The digital currency, called KRW1, runs on the Avalanche blockchain and marks a major step forward for the country’s digital finance sector.
BDACS, a South Korean crypto custody firm, announced the launch after successfully completing technical testing with Woori Bank, one of the country’s largest financial institutions. Each KRW1 token is backed by actual Korean won held safely at the bank.
The launch comes at a time when South Korea lacks clear rules for stablecoins. However, the government is working on new laws that could change this soon.
KRW1 stands out because it connects traditional banking with modern blockchain technology. Every digital token is backed 1:1 by Korean won stored at Woori Bank. This means users can trust that their digital money has real value behind it.
The stablecoin uses real-time banking connections to prove its reserves exist. This transparency helps build trust between users and the platform. Harry Ryoo, CEO of BDACS, said his company is “building the backbone of the digital asset market, serving corporate, institutional, and public-sector partners.”
Source: @avax
BDACS chose Avalanche for its speed and security. The Korea Internet & Security Agency has recognized Avalanche as reliable for public sector use. Justin Kim, Head of Asia at Ava Labs, noted that KRW1 shows “the need for a highly-performant and reliable blockchain tailored for a regulatory-compliant stablecoin.”
KRW1 was designed with government use in mind. BDACS plans to offer it as a low-cost payment system for public programs. This could significantly reduce fees when the government distributes emergency relief money or processes other payments.
The company has already built systems for issuing tokens, managing reserves, and verifying transactions. They also created a user app that lets people send money to each other and check transaction details.
Currently, KRW1 operates as a proof-of-concept project. This means it’s not available to the general public yet. This careful approach helps the company avoid breaking any current laws while they wait for new regulations.
South Korea’s government is moving quickly to create rules for digital currencies. President Lee Jae-myung has promised to support won-backed stablecoins as part of his plan to strengthen the country’s financial independence.
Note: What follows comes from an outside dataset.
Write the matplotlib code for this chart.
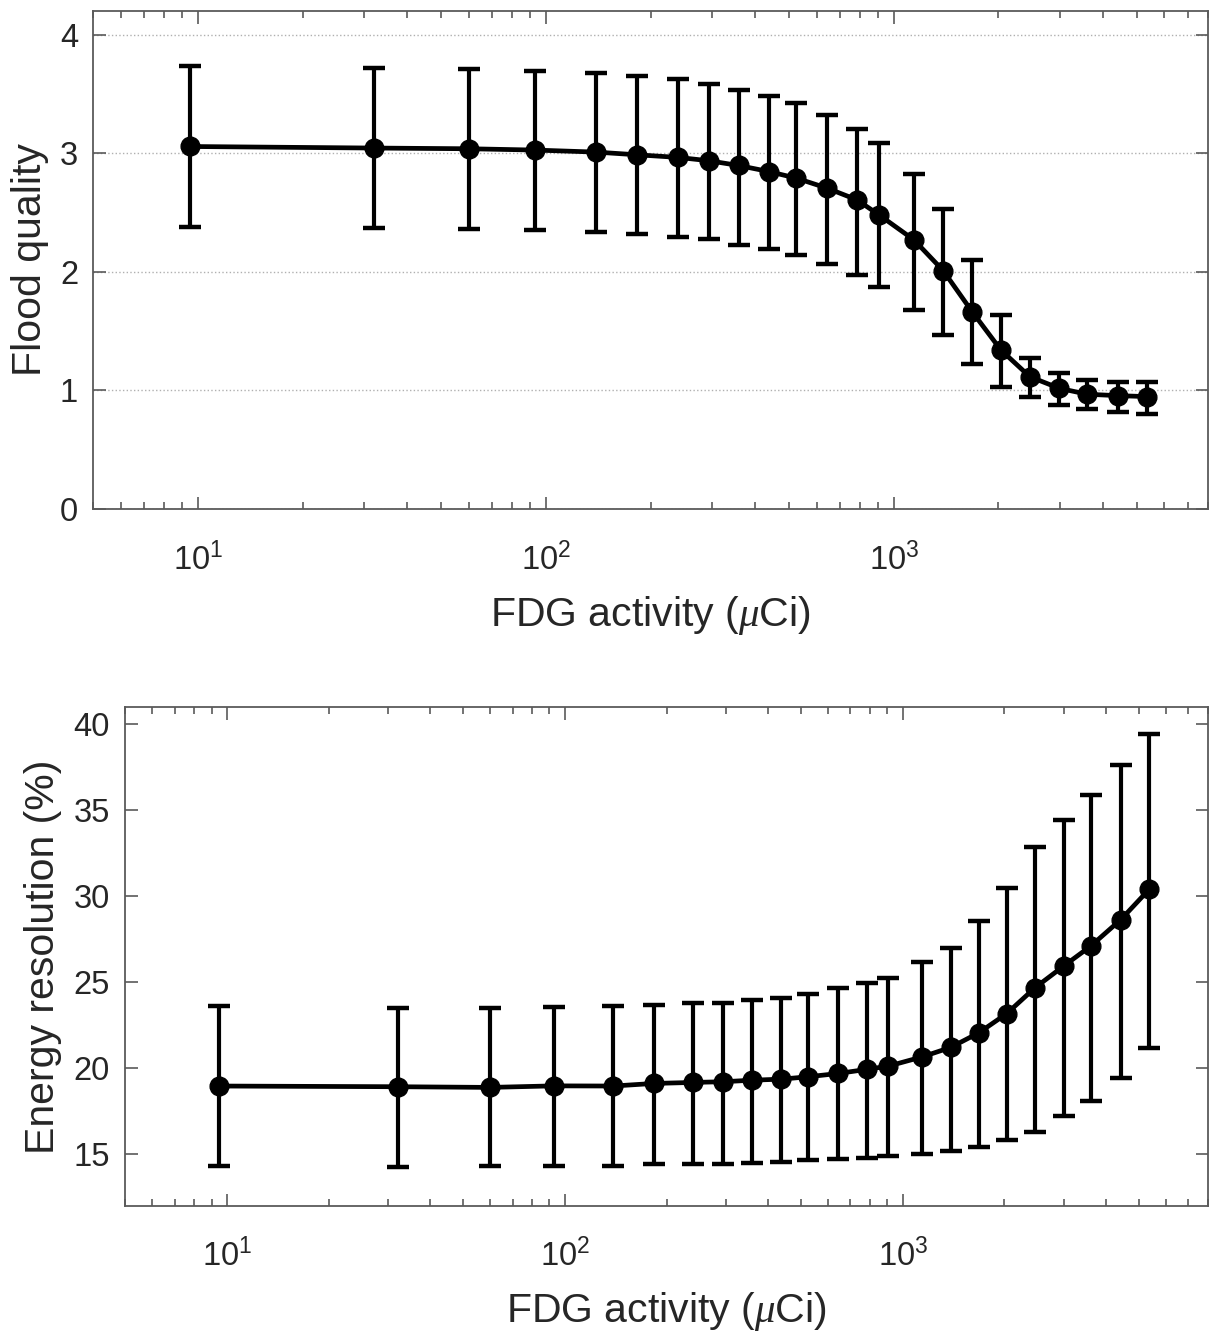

The ruling Democratic Party proposed the Digital Asset Basic Act, which would allow Korean companies to issue stablecoins. Companies would need at least 500 million won (about $368,000) in capital and must keep enough reserves to guarantee refunds.
The Financial Services Commission plans to submit a government bill to lawmakers in October 2025. This new law would create the country’s first official framework for stablecoins.
However, recent political events have slowed progress. The National Assembly postponed discussions about virtual asset rules until at least 2025 following martial law declarations and impeachment proceedings.
BDACS isn’t the only company preparing for South Korea’s stablecoin future. At least three major banks – Kakao Bank, Kookmin Bank, and Industrial Bank of Korea – have filed trademark applications for their own Korean won stablecoins.
This competition shows how seriously financial institutions take the stablecoin opportunity. South Korea has one of the world’s most active crypto markets, with over 18 million people – more than one-third of the population – involved in digital assets.
The numbers are impressive. In the first quarter of 2025 alone, USD stablecoin transactions reached 57 trillion won ($42 billion) on South Korean exchanges. This shows there’s strong demand for stable digital currencies.
BDACS believes it has an advantage because KRW1 is already working. The company said that while big tech companies might enter the market later, “KRW1 is already operational with strong institutional backing from Woori Bank and global blockchain partners.”
South Korea’s move could influence other countries considering their own national stablecoins. The combination of blockchain technology with traditional banking oversight creates a model that balances innovation with safety.
BDACS plans to expand KRW1 to other blockchains to improve compatibility. The company is also exploring partnerships with dollar-based stablecoins like USDT and USDC.
The success of KRW1 will be closely watched by regulators and companies worldwide. It could become a template for how other nations create their own digital versions of national currencies.
KRW1 represents more than just a new digital currency. It shows how South Korea is positioning itself as a leader in the global shift toward digital finance. By combining the stability of traditional banking with the efficiency of blockchain technology, the country is creating a new model for digital money.
The careful, regulated approach taken by BDACS and Woori Bank could help other countries feel more comfortable about creating their own national stablecoins. As regulations become clearer and more companies enter the market, South Korea’s digital finance sector looks set for significant growth.